Мужчина тоже встает, он раздражен, может быть, потому, что предполагает, будто этот молодой наглый хлыщ приписывает ему совсем не те намерения. Он выходит из-за стола, обходит вокруг Виссе.

— Вы австриец?

— Я немецкий офицер. Я испытываю то же, что мои камрады, и чувствую себя причастным к ним!

— Это лишь фразы! Я Пливье! Говорит вам это имя что-нибудь? Нет? — Он усмехается. — Вы неправильно меня понимаете, господин капитан.

Он оценивающе смотрит на Виссе. До какой же степени этот парень накачан подобными фразами, что забывает даже о голоде?

— Почему вы стали солдатом? — резко спрашивает он.

Виссе вдруг чувствует себя усталым и опустошенным. С этим вопросом ему справиться трудно, выражение его лица становится измученным.

Пливье, по-видимому, неправильно оценивает его состояние и начинает атаку.

— Что заставило вас поставить себя на службу преступнику Гитлеру и вступить в его армию бандитов и убийц? — Родной язык этого русского офицера — немецкий, это становится ясно по первой же длинной фразе. Видимо, эмигрант.

В последние недели Виссе достаточно наспорился с камрадами об ошибках военного руководства. После чудовищного предательства, которое нельзя оправдать никакой военной необходимостью, тот мир, в который он верил, для него рухнул. Он бы не побоялся сказать свое мнение тем, кто нес ответственность, прямо в лицо, но слышать оскорбление армии со стороны эмигранта — это лишь усиливало его сопротивление. Раз на нее нападают, он чувствует свою причастность к ней и готов ее защищать. И он молчит.

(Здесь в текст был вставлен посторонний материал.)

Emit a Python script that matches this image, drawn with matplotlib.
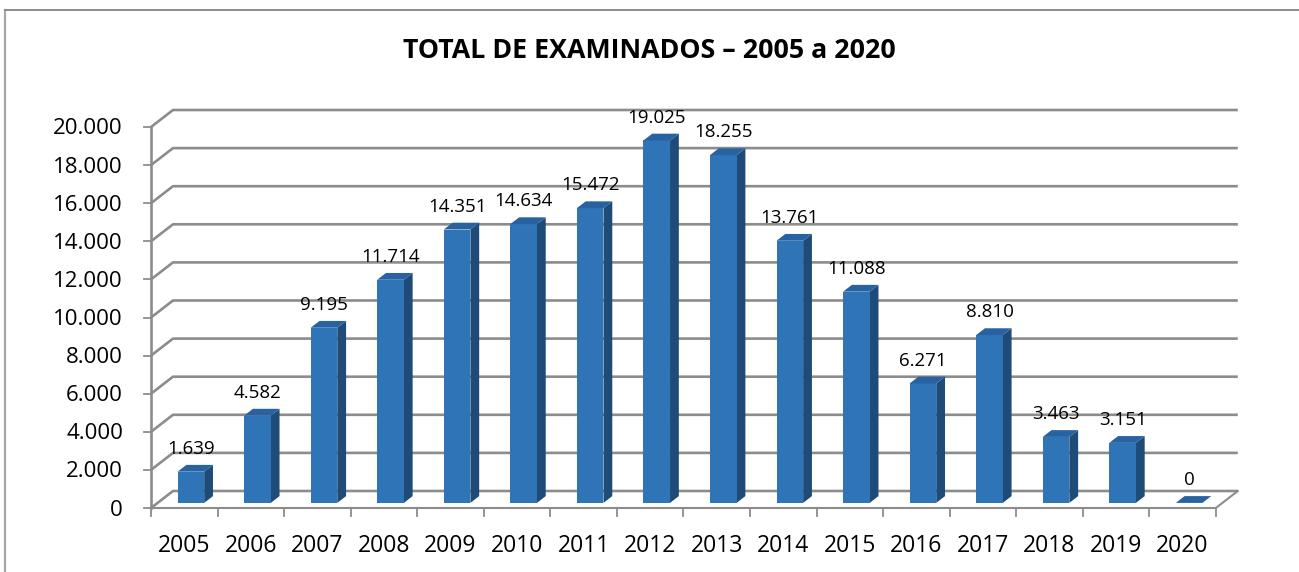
import matplotlib
matplotlib.use("Agg")
import matplotlib.pyplot as plt
from matplotlib.patches import Polygon
from matplotlib.lines import Line2D

years = ["2005", "2006", "2007", "2008", "2009", "2010", "2011", "2012",
         "2013", "2014", "2015", "2016", "2017", "2018", "2019", "2020"]
values = [1639, 4582, 9195, 11714, 14351, 14634, 15472, 19025,
          18255, 13761, 11088, 6271, 8810, 3463, 3151, 0]
labels = ["1.639", "4.582", "9.195", "11.714", "14.351", "14.634", "15.472", "19.025",
          "18.255", "13.761", "11.088", "6.271", "8.810", "3.463", "3.151", "0"]
yticks = list(range(0, 20001, 2000))
ytick_labels = ["0", "2.000", "4.000", "6.000", "8.000", "10.000", "12.000",
                "14.000", "16.000", "18.000", "20.000"]
title = "TOTAL DE EXAMINADOS \u2013 2005 a 2020"

FONT = ["Open Sans", "DejaVu Sans"]
W, H = 1299, 572
fig = plt.figure(figsize=(W / 100, H / 100), dpi=100)
ax = fig.add_axes([0, 0, 1, 1])
ax.set_axis_off()

# pixel geometry of plot area
x0_px, y0_px = 151.0, 508.0
cat_px = 66.55
val_px = (508.0 - 127.0) / 20000.0
ax.set_xlim(-x0_px / cat_px, (W - x0_px) / cat_px)
ax.set_ylim((y0_px - H) / val_px, y0_px / val_px)

n = len(years)
DX = 22.0 / cat_px          # depth offset in category units
DY = 17.0 / val_px          # depth offset in value units

grid_c = "#8c8c8c"
gl = 1.9
# gridlines (left diagonal + back wall horizontal)
for v in yticks:
    ax.add_line(Line2D([0, DX, n + DX], [v, v + DY, v + DY], color=grid_c, lw=gl,
                       solid_capstyle="butt", zorder=1))
# floor front and right edges
ax.add_line(Line2D([0, n, n + DX], [0, 0, DY], color=grid_c, lw=1.5, zorder=1))
# left axis
ax.add_line(Line2D([0, 0], [0, yticks[-1]], color=grid_c, lw=1.9, zorder=1))
# y ticks
for v in yticks:
    ax.add_line(Line2D([-7 / cat_px, 0], [v, v], color=grid_c, lw=1.3, zorder=1))
# category ticks
for i in range(n + 1):
    ax.add_line(Line2D([i, i], [0, -8 / val_px], color=grid_c, lw=1.3, zorder=1))

front_c = "#2f74b6"
side_c = "#1f4b78"
top_c = "#2862a0"
f0, f1 = 0.3, 0.7          # bar depth range (fraction of full depth)
bx0, bx1 = 0.3, 0.7        # bar width range within category

for i, v in enumerate(values):
    xl = i + bx0 + f0 * DX
    xr = i + bx1 + f0 * DX
    yb = f0 * DY
    yt = v + f0 * DY
    ddx = (f1 - f0) * DX
    ddy = (f1 - f0) * DY
    z = 2 + i * 0.01
    if v > 0:
        ax.add_patch(Polygon([(xr, yb), (xr + ddx, yb + ddy), (xr + ddx, yt + ddy), (xr, yt)],
                             closed=True, facecolor=side_c, edgecolor="none", zorder=z))
        ax.add_patch(Polygon([(xl, yb), (xr, yb), (xr, yt), (xl, yt)],
                             closed=True, facecolor=front_c, edgecolor="none", zorder=z))
    ax.add_patch(Polygon([(xl, yt), (xr, yt), (xr + ddx, yt + ddy), (xl + ddx, yt + ddy)],
                         closed=True, facecolor=top_c, edgecolor="none", zorder=z))
    # data label
    ax.annotate(labels[i], xy=((xl + xr) / 2, v + f1 * DY), xytext=(0, 11),
                textcoords="offset pixels", ha="center", va="baseline",
                fontsize=13.5, family=FONT, color="#000000", zorder=5)

# y tick labels
for v, lab in zip(yticks, ytick_labels):
    ax.annotate(lab, xy=(0, v), xytext=(-28, -7.5), textcoords="offset pixels",
                ha="right", va="baseline", fontsize=16, family=FONT, color="#000000")
# x tick labels
for i, y in enumerate(years):
    ax.annotate(y, xy=(i + 0.5, 0), xytext=(0, -43.5), textcoords="offset pixels",
                ha="center", va="baseline", fontsize=16.5, family=FONT, color="#000000")

fig.text(649.5 / W, 1 - 58.5 / H, title, ha="center", va="baseline",
         fontsize=19.3, fontweight="bold", family=FONT, color="#000000")

# chart border (left and top visible)
fig.add_artist(Line2D([5 / W, 5 / W], [0, 1 - 10 / H], color="#a6a6a6", lw=1.6,
                      transform=fig.transFigure))
fig.add_artist(Line2D([5 / W, 1], [1 - 10 / H, 1 - 10 / H], color="#8c8c8c", lw=1.4,
                      transform=fig.transFigure))

fig.savefig("out.png", dpi=100)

Пливье понял свою ошибку и размышляет. Этот молодой капитан вызывает у него интерес. Он мог бы ему кое-что предложить: хорошее питание, выпивку, теплый ночлег. Если бы капитан на это согласился, набил бы себе брюхо, отогрелся бы и за это выдал бы ему какую-нибудь страшную историю, сочиненную им самим.

Пливье выбирает другой путь: капитана, который и так в достаточно жутком положении, раздавить, разорвать, как конверт, разоблачить и проникнуть в его сокровенную суть.

— Что за человек вы были до вступления в армию?

Комиссаршу зовут к телефону, и она выходит из комнаты.

Пливье оставляет капитана на время наедине с самим собой, отходит в сторону, к печке, возле которой греется.

Виссе принял решение не отвечать на вопросы этого Пливье.

В 1940 году он, свежеотлакированный лейтенант, покинул военное училище… В Сталинграде весь этот блеск сначала потускнел, потом слетел защитный слой лака, и сам он стал пористым, как штатский, — вопросы то и дело проникают в него через эти поры и требуют ответа.